Do it with style#

When the bot talks, replies, or acts, it can do so with style: colors, bold, italic, underline, strikethrough, or monospace. IRC formatting works with control codes, bytes you can use to tell IRC clients how to display some part of the text.

See also

If you want to know more about IRC formatting in general and some of its limitations, the modern IRC documentation may be of interest to you.

However, dealing with control codes yourself is not the most dev-friendly approach, hence the sopel.formatting module. It contains various functions to help you create styled text.

Text styles#

Let’s dive into examples, starting with bold() text:

from sopel import formatting

bot.say(formatting.bold('This is some bold text!'))

This will output a line like this:

<Sopel> This is some bold text!

You can use them with Python string formatting:

emphasis = formatting.bold('important')
bot.say('And here is the %s part.' % emphasis)

To get that kind of output:

<Sopel> And here is the important part.

And you can use multiple style functions together, for example with the italic() function:

word = formatting.italic('very')
emphasis = formatting.bold('%s important' % word)
bot.say('And here is the %s part.' % emphasis)

To get a result that looks like this:

<Sopel> And here is the very important part.

Colored styles#

Colorized text is a bit more complicated, and Sopel tries to provide helpful functions and constants for that: the color() function and the colors class.

The color function takes a line of text and a foreground color. It also accepts an optional background color that uses the same color codes. The color codes are listed by the colors class, and can be used like this:

bot.say(formatting.color('Red text.', formatting.colors.RED))

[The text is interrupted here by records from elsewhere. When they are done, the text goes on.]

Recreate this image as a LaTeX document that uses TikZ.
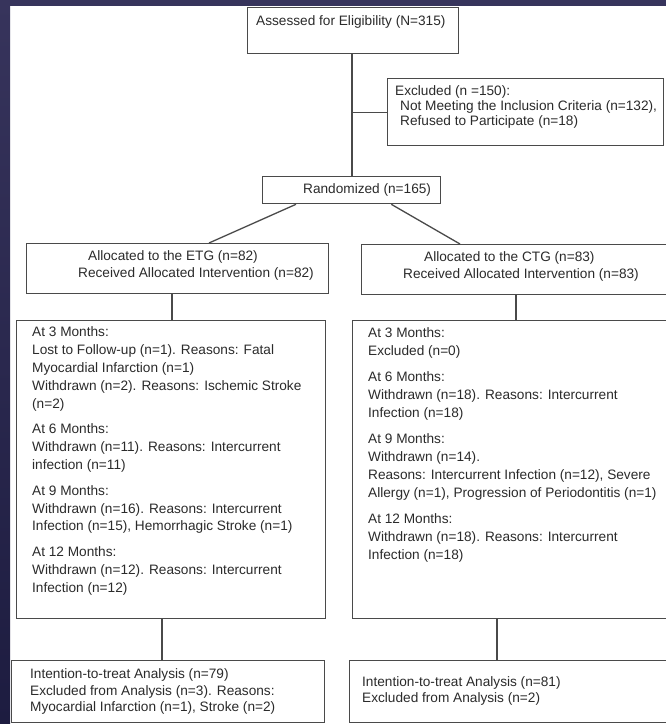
\documentclass[tikz,border=0pt]{standalone}
\usepackage{fontspec}
\setmainfont{Liberation Sans}
\definecolor{navy}{HTML}{37345C}
\definecolor{navydark}{HTML}{1D1C40}
\definecolor{linec}{HTML}{4A4A4A}
\definecolor{txt}{HTML}{2B2B2B}
\newcommand{\boxlines}[1]{\begin{tabular}[t]{@{}l@{}}#1\end{tabular}}
\begin{document}
\begin{tikzpicture}[x=1pt,y=-1pt,
  box/.style={draw=linec, line width=1.3pt, rectangle, inner sep=0pt, anchor=north west},
  txtnode/.style={anchor=base west, inner sep=0pt, text=txt},
  fsA/.style={font=\fontsize{13.65}{17.8}\selectfont},
  fsB/.style={font=\fontsize{13.65}{16.5}\selectfont},
  fsC/.style={font=\fontsize{13.65}{15}\selectfont},
  link/.style={draw=linec, line width=1.3pt}]
\useasboundingbox (0,0) rectangle (666,724);
\clip (0,0) rectangle (666,724);
\fill[white] (0,0) rectangle (666,724);
\shade[top color=navy, bottom color=navydark] (0,0) rectangle (10,724);
\fill[navy] (0,0) rectangle (666,6);

% boxes
\node[box, minimum width=211, minimum height=46] (assess) at (247,7) {};
\node[box, minimum width=276, minimum height=67] (excl) at (387,78) {};
\node[box, minimum width=178, minimum height=27] (rand) at (262,176) {};
\node[box, minimum width=302, minimum height=50] (etg) at (26,243) {};
\node[box, minimum width=320, minimum height=50] (ctg) at (361,244) {};
\node[box, minimum width=309, minimum height=298] (etgf) at (16,320) {};
\node[box, minimum width=330, minimum height=298] (ctgf) at (352,320) {};
\node[box, minimum width=313, minimum height=62] (etga) at (11,660) {};
\node[box, minimum width=330, minimum height=62] (ctga) at (349,660) {};

% connectors
\draw[link] ([xshift=105pt]assess.south west) -- ([xshift=105pt]assess.south west |- rand.north);
\draw[link] ([xshift=105pt]assess.south west |- excl.west) -- (excl.west);
\draw[link] ([xshift=34pt]rand.south west) -- ([xshift=183pt]etg.north west);
\draw[link] ([xshift=-50pt]rand.south east) -- ([xshift=99pt]ctg.north west);
\draw[link] ([xshift=146pt]etg.south west) -- ([xshift=146pt]etg.south west |- etgf.north);
\draw[link] ([xshift=155pt]ctg.south west) -- ([xshift=155pt]ctg.south west |- ctgf.north);
\draw[link] ([xshift=146pt]etgf.south west) -- ([xshift=146pt]etgf.south west |- etga.north);
\draw[link] ([xshift=145pt]ctgf.south west) -- ([xshift=145pt]ctgf.south west |- ctga.north);

% texts
\node[txtnode, fsA] (tassess) at (256,25.5) {Assessed for Eligibility (N=315)};
\node[txtnode, fsC] (texcl) at (395,95.8) {\boxlines{Excluded (n =150):\\
\hspace*{5pt}Not Meeting the Inclusion Criteria (n=132),\\
\hspace*{5pt}Refused to Participate (n=18)}};
\node[txtnode, fsA] (trand) at (303,193.8) {Randomized (n=165)};
\node[txtnode, fsB] (tetg) at (78,260.8) {\boxlines{\hspace*{10pt}Allocated to the ETG (n=82)\\
Received Allocated Intervention (n=82)}};
\node[txtnode, fsB] (tctg) at (403,261.5) {\boxlines{\hspace*{21pt}Allocated to the CTG (n=83)\\
Received Allocated Intervention (n=83)}};
\node[txtnode, fsA] (tetgf) at (32,336.8) {\boxlines{At 3 Months:\\
Lost to Follow-up (n=1). Reasons: Fatal\\
Myocardial Infarction (n=1)\\
Withdrawn (n=2). Reasons: Ischemic Stroke\\
(n=2)\\[8pt]
At 6 Months:\\
Withdrawn (n=11). Reasons: Intercurrent\\
infection (n=11)\\[8pt]
At 9 Months:\\
Withdrawn (n=16). Reasons: Intercurrent\\
Infection (n=15), Hemorrhagic Stroke (n=1)\\[8pt]
At 12 Months:\\
Withdrawn (n=12). Reasons: Intercurrent\\
Infection (n=12)}};
\node[txtnode, fsA] (tctgf) at (368,337.8) {\boxlines{At 3 Months:\\
Excluded (n=0)\\[8.5pt]
At 6 Months:\\
Withdrawn (n=18). Reasons: Intercurrent\\
Infection (n=18)\\[8.5pt]
At 9 Months:\\
Withdrawn (n=14).\\
Reasons: Intercurrent Infection (n=12), Severe\\
Allergy (n=1), Progression of Periodontitis (n=1)\\[8.5pt]
At 12 Months:\\
Withdrawn (n=18). Reasons: Intercurrent\\
Infection (n=18)}};
\node[txtnode, fsB] (tetga) at (30,678.8) {\boxlines{Intention-to-treat Analysis (n=79)\\
Excluded from Analysis (n=3). Reasons:\\
Myocardial Infarction (n=1), Stroke (n=2)}};
\node[txtnode, fsB] (tctga) at (362,686) {\boxlines{Intention-to-treat Analysis (n=81)\\
Excluded from Analysis (n=2)}};
\end{tikzpicture}
\end{document}
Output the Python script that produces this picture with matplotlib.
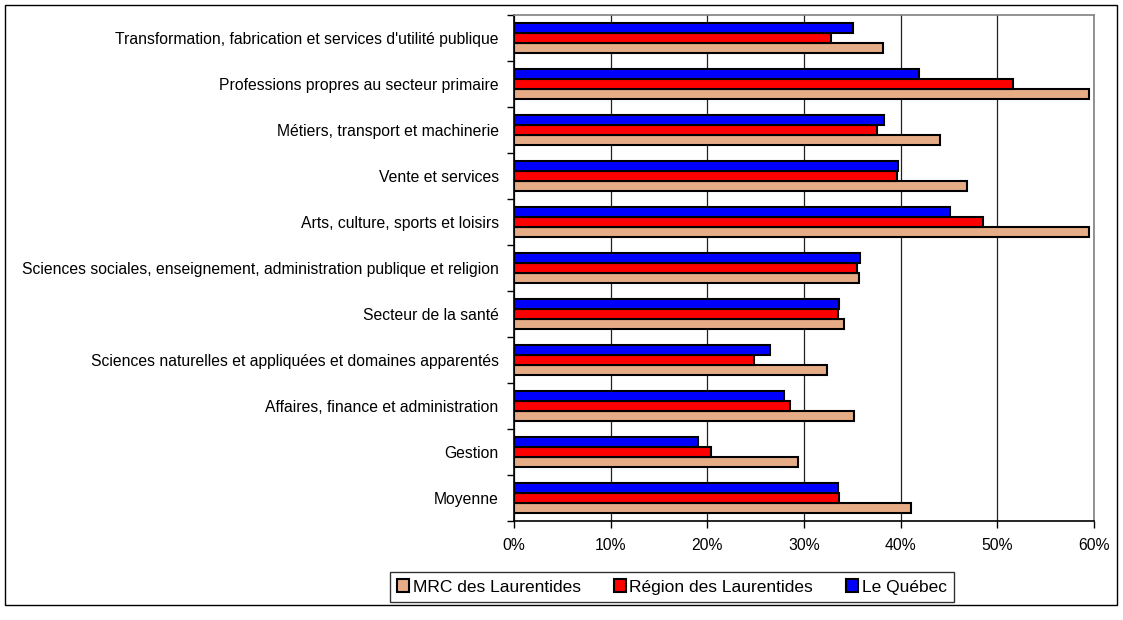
import numpy as np
import matplotlib.pyplot as plt
from matplotlib.patches import Rectangle

plt.rcParams['font.family'] = ['Liberation Sans', 'DejaVu Sans']

# categories listed bottom -> top
categories = [
    "Moyenne",
    "Gestion",
    "Affaires, finance et administration",
    "Sciences naturelles et appliquées et domaines apparentés",
    "Secteur de la santé",
    "Sciences sociales, enseignement, administration publique et religion",
    "Arts, culture, sports et loisirs",
    "Vente et services",
    "Métiers, transport et machinerie",
    "Professions propres au secteur primaire",
    "Transformation, fabrication et services d'utilité publique",
]
mrc = [41.1, 29.4, 35.2, 32.4, 34.1, 35.7, 59.5, 46.9, 44.1, 59.5, 38.2]
region = [33.6, 20.4, 28.5, 24.8, 33.5, 35.5, 48.5, 39.6, 37.6, 51.6, 32.8]
quebec = [33.5, 19.0, 27.9, 26.5, 33.6, 35.8, 45.1, 39.7, 38.3, 41.9, 35.1]
series_names = ["MRC des Laurentides", "Région des Laurentides", "Le Québec"]

fs = 11.3

fig = plt.figure(figsize=(11.23, 6.2), dpi=100)
ax = fig.add_axes([514 / 1123, 1 - 521 / 620, (1094 - 514) / 1123, (521 - 15) / 620])

y = np.arange(len(categories))
h = 0.224
ax.barh(y - h, np.array(mrc) / 100, height=h, color='#E6AC86', edgecolor='black', lw=1.5,
        label=series_names[0], zorder=3)
ax.barh(y, np.array(region) / 100, height=h, color='#FF0000', edgecolor='black', lw=1.5,
        label=series_names[1], zorder=3)
ax.barh(y + h, np.array(quebec) / 100, height=h, color='#0000FF', edgecolor='black', lw=1.5,
        label=series_names[2], zorder=3)

ax.set_xlim(0, 0.6)
ax.set_ylim(-0.5, len(categories) - 0.5)
ax.set_xticks(np.arange(0, 0.61, 0.1))
ax.set_xticklabels([f"{int(round(v * 100))}%" for v in np.arange(0, 0.61, 0.1)], fontsize=fs)
ax.set_yticks(y)
ax.set_yticklabels(categories, fontsize=fs)
ax.set_yticks(np.arange(-0.5, len(categories), 1), minor=True)
ax.tick_params(axis='y', which='major', length=0, pad=11)
ax.tick_params(axis='y', which='minor', length=5, direction='out', width=1)
ax.tick_params(axis='x', length=5, direction='out', width=1, pad=7)

ax.grid(axis='x', color='#202020', lw=0.9, zorder=0)
for s in ['left', 'bottom']:
    ax.spines[s].set_color('black')
    ax.spines[s].set_linewidth(1.2)
for s in ['top', 'right']:
    ax.spines[s].set_color('#808080')
    ax.spines[s].set_linewidth(1.2)

leg = fig.legend(loc='center', bbox_to_anchor=(672 / 1123, 1 - 587 / 620), ncol=3,
                 fontsize=12.5, frameon=True, fancybox=False, edgecolor='black',
                 handlelength=0.7, handleheight=0.7, handletextpad=0.2, columnspacing=1.9,
                 borderpad=0.4)
leg.get_frame().set_linewidth(1.0)

fig.patches.append(Rectangle((5 / 1123, 1 - 605 / 620), 1112 / 1123, 600 / 620,
                             transform=fig.transFigure, fill=False, edgecolor='black', lw=1))

fig.savefig('out.png', dpi=100)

The above example should produce this output:

<Sopel> Red text.

You can combine colors and styles, like this:

big = formatting.color(
    formatting.bold('WARNING'), formatting.colors.RED)
small = formatting.italic('warning')
bot.say('[%s] This is a %s.' % (big, small))

So you get a similar result as:

<Sopel> [WARNING] This is a warning.

If you want to prevent spoilers, you could be tempted to take advantage of the background color:

spoiler = formatting.color(
    'He was the killer.',

And expect this (you need to select the text to read it):

<Sopel> He was the killer.

Note that not all combinations of foreground and background colors are happy ones, and you should be mindful of using too many unnecessary colors.